Democrats are not alone in tapping into the advantage of incumbency.
“The candidate can only make so many events,” said Mel Sembler, a veteran GOP fundraiser and former U.S. ambassador to Italy and Australia. “It’s a grueling thing to run for president. Laura Bush was out there for George W. and did an excellent job.”
Obama comes into the election cycle with some built-in advantages. As president, he is guaranteed to draw not only a crowd but also coverage from the White House press corps that follows his every move. He also has access to Air Force One and no doubt will avoid a primary battle, thereby being able to spend the next year banking cash for the general election.

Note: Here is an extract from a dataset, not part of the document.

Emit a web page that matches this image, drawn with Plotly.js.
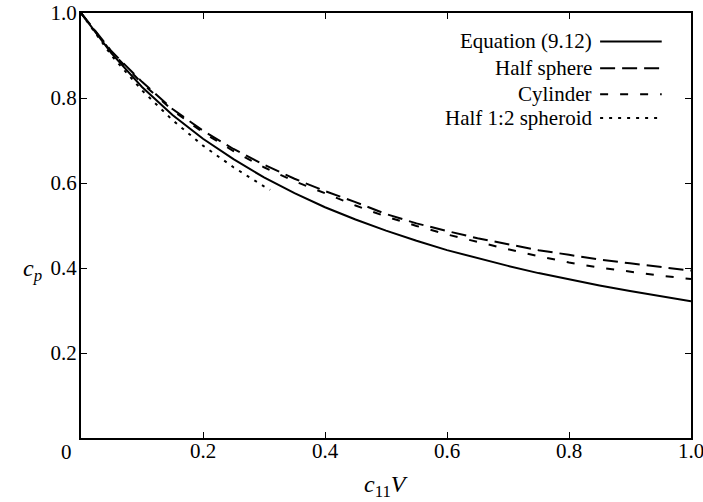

The campaign has passed its goal of 450,000 donors, announcing that it’s nearly half a million individual donors. At this point in 2007, the campaign had received money from 180,000 individuals, according to iWatch.
Obama has attended 31 fundraising events so far, including three in New York City June 23. One of those was a $100-a-head performance of Whoopi Goldberg’s Broadway musical “Sister Act.” He also was at a $10,000-a-plate dinner at the Philadelphia home of Comcast executive David Cohen.
Meanwhile, the first lady worked Hollywood, attracting Vanessa Williams, Drew Barrymore, and Ellen DeGeneres to events that cost between $1,500 and $35,800 a ticket, iWatch reported.